■ RECORDS FOR PROCESSING:
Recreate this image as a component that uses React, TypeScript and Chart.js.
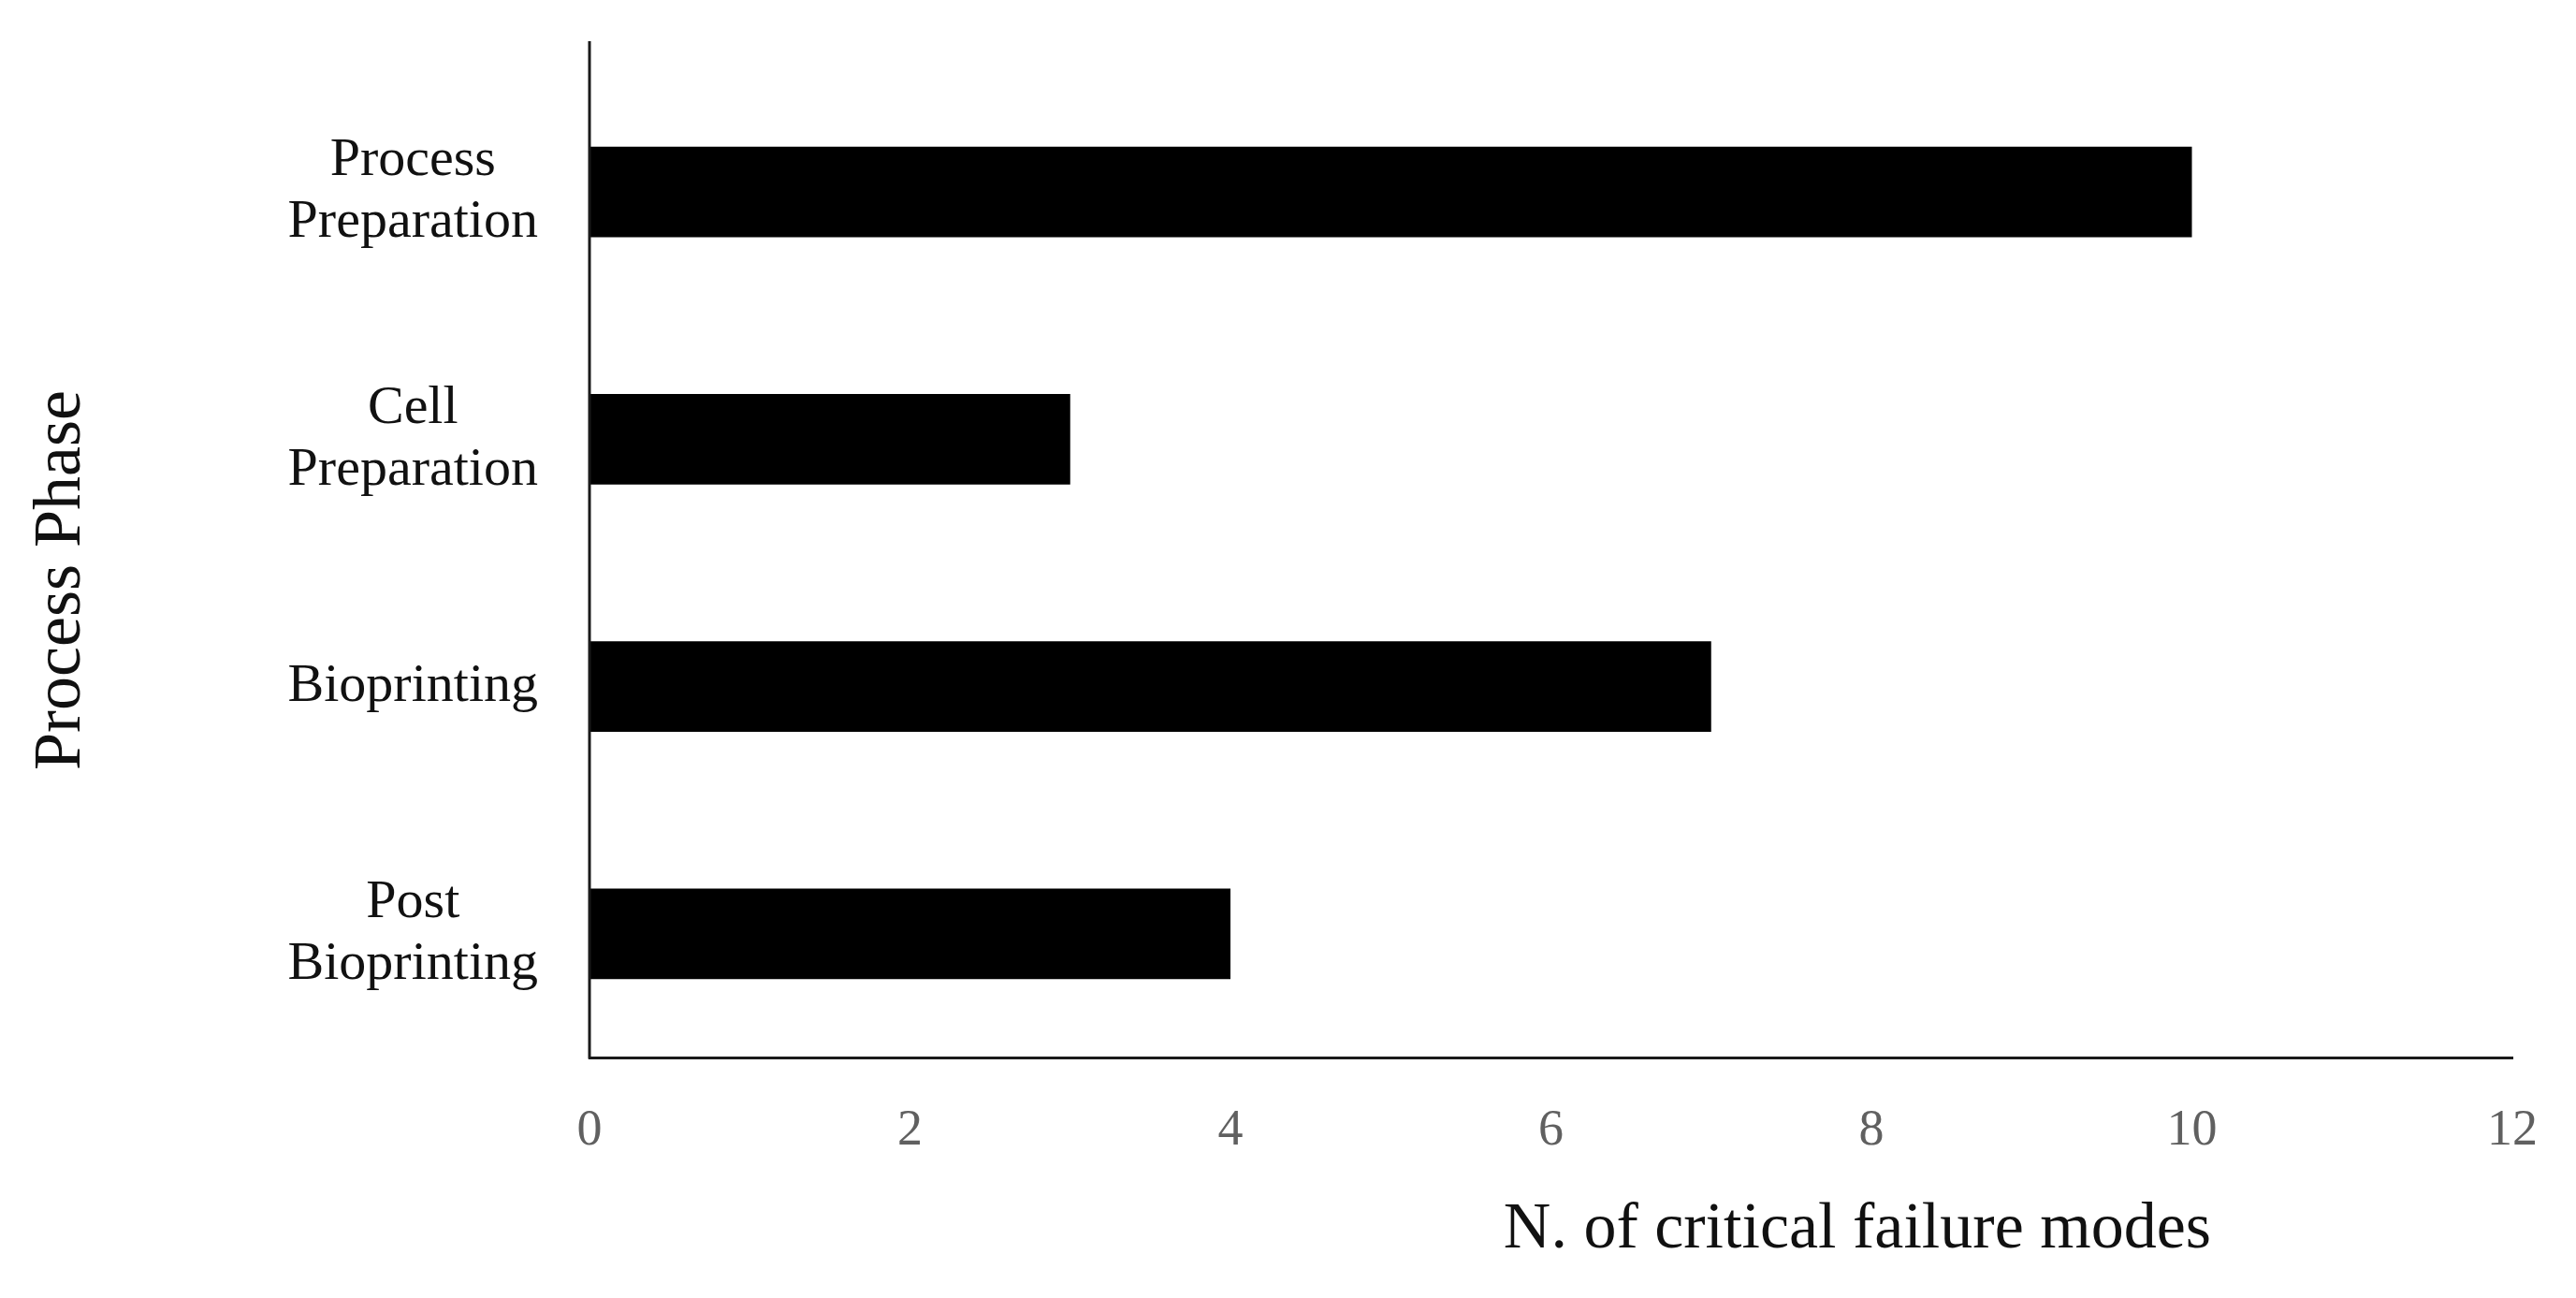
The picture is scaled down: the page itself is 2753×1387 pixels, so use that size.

* * *

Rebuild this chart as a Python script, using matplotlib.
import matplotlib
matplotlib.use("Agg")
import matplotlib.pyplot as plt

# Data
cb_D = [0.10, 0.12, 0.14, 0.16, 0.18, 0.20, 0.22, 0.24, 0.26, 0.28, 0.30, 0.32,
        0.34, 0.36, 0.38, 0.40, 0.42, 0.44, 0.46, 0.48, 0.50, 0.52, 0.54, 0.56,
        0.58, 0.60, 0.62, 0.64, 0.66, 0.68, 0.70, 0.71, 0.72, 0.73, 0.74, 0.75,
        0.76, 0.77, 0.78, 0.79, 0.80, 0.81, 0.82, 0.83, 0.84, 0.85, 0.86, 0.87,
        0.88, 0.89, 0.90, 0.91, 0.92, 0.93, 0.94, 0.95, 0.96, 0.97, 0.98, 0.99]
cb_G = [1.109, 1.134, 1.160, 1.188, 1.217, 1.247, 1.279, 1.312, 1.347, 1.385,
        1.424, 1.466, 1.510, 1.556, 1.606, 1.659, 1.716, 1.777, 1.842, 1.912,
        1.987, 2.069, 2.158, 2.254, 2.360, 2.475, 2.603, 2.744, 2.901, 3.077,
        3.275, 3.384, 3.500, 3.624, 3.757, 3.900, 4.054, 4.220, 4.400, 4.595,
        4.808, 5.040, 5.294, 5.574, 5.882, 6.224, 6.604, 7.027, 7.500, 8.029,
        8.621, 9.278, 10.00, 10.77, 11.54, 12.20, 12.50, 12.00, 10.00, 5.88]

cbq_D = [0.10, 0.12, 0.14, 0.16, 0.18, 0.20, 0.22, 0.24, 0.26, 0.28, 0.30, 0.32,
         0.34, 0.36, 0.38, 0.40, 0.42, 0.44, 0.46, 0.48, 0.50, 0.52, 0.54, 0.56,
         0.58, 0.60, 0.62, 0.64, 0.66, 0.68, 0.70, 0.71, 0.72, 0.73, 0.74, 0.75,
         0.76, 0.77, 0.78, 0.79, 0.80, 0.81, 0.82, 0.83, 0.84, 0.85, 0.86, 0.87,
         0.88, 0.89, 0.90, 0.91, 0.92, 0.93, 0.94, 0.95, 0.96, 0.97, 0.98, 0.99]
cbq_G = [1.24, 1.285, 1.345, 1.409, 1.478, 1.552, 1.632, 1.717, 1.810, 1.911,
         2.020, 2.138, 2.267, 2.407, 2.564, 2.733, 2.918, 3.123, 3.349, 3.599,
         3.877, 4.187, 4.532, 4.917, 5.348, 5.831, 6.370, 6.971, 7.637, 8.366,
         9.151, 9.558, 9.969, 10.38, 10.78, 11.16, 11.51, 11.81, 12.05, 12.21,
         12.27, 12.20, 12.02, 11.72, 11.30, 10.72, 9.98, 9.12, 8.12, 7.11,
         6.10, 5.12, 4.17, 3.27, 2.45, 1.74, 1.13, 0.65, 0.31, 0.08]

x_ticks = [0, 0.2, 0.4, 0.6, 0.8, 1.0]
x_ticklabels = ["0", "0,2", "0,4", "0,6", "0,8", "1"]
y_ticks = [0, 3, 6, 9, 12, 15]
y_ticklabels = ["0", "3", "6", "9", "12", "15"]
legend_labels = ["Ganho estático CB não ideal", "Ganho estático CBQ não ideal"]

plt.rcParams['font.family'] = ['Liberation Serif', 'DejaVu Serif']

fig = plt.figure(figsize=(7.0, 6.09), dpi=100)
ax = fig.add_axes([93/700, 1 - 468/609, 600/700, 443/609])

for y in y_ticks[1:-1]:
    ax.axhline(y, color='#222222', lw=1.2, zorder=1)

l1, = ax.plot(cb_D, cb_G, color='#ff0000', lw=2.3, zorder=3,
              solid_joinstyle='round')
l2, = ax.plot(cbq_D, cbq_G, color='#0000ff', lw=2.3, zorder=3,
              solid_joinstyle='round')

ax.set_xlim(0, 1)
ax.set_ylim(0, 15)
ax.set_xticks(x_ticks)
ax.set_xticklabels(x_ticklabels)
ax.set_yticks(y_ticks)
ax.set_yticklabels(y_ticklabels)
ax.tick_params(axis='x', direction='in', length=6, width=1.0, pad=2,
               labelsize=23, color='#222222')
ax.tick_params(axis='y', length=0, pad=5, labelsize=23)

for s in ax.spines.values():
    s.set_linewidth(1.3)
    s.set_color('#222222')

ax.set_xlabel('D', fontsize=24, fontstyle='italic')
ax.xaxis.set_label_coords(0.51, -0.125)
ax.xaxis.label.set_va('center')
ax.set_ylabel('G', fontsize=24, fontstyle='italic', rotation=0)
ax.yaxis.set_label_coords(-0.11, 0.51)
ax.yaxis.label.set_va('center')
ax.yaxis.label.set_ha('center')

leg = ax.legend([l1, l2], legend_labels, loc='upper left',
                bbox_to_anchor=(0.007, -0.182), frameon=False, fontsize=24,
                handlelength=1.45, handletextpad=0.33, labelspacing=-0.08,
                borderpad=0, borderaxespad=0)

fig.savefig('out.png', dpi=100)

---

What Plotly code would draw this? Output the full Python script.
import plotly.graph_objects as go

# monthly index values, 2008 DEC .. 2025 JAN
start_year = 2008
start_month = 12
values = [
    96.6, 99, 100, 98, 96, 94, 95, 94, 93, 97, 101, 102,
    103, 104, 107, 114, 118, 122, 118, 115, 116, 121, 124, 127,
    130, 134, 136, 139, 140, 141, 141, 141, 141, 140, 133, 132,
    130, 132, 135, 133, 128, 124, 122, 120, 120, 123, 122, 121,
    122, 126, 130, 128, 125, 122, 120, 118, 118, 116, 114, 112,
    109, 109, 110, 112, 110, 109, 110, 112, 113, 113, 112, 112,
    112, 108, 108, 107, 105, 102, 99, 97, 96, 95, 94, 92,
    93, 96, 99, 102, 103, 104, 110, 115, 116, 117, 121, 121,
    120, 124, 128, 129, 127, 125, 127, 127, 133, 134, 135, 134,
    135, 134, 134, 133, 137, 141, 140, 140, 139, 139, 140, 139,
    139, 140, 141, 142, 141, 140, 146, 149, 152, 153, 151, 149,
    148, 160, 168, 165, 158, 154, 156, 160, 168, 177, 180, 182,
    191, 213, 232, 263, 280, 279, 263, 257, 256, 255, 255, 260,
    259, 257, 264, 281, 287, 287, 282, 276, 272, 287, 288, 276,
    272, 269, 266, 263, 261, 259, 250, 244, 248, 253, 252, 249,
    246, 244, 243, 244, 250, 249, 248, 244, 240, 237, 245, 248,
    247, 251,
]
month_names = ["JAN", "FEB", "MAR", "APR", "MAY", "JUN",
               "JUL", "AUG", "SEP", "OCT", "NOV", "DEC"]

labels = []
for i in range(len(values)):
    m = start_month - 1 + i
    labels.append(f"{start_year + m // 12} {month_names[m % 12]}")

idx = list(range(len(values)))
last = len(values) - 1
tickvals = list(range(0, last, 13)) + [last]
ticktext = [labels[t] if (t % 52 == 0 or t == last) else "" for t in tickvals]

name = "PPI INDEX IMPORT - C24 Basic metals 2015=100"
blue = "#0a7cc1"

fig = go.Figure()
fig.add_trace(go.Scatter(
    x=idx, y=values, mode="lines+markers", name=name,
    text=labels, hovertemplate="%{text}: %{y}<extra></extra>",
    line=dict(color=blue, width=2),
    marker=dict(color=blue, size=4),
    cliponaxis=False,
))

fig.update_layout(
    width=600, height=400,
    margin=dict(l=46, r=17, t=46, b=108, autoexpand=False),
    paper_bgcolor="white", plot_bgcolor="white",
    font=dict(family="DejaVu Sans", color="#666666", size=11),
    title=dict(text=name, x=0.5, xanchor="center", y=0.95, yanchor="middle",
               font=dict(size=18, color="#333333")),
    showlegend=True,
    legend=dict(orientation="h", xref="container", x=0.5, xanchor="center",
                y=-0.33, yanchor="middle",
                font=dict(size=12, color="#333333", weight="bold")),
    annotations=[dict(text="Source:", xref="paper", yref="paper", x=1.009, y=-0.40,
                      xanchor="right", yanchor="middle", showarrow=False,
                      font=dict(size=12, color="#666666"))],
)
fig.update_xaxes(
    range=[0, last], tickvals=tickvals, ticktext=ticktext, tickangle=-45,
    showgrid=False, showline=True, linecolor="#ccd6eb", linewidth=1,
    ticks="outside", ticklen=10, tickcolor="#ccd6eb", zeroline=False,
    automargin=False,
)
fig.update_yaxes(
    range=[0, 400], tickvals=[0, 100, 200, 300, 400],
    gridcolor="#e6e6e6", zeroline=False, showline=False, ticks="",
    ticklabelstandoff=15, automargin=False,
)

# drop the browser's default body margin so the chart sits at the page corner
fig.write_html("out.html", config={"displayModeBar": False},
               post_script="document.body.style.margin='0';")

■ TASK PROMPT:
Taking the records above, retype every line from the one with "Rebuild this chart" down to the one with "12.00, 10.00, 5.88]", exactly and with nothing else.

■ ANSWER TO THE PROBLEM:
Rebuild this chart as a Python script, using matplotlib.
import matplotlib
matplotlib.use("Agg")
import matplotlib.pyplot as plt

# Data
cb_D = [0.10, 0.12, 0.14, 0.16, 0.18, 0.20, 0.22, 0.24, 0.26, 0.28, 0.30, 0.32,
        0.34, 0.36, 0.38, 0.40, 0.42, 0.44, 0.46, 0.48, 0.50, 0.52, 0.54, 0.56,
        0.58, 0.60, 0.62, 0.64, 0.66, 0.68, 0.70, 0.71, 0.72, 0.73, 0.74, 0.75,
        0.76, 0.77, 0.78, 0.79, 0.80, 0.81, 0.82, 0.83, 0.84, 0.85, 0.86, 0.87,
        0.88, 0.89, 0.90, 0.91, 0.92, 0.93, 0.94, 0.95, 0.96, 0.97, 0.98, 0.99]
cb_G = [1.109, 1.134, 1.160, 1.188, 1.217, 1.247, 1.279, 1.312, 1.347, 1.385,
        1.424, 1.466, 1.510, 1.556, 1.606, 1.659, 1.716, 1.777, 1.842, 1.912,
        1.987, 2.069, 2.158, 2.254, 2.360, 2.475, 2.603, 2.744, 2.901, 3.077,
        3.275, 3.384, 3.500, 3.624, 3.757, 3.900, 4.054, 4.220, 4.400, 4.595,
        4.808, 5.040, 5.294, 5.574, 5.882, 6.224, 6.604, 7.027, 7.500, 8.029,
        8.621, 9.278, 10.00, 10.77, 11.54, 12.20, 12.50, 12.00, 10.00, 5.88]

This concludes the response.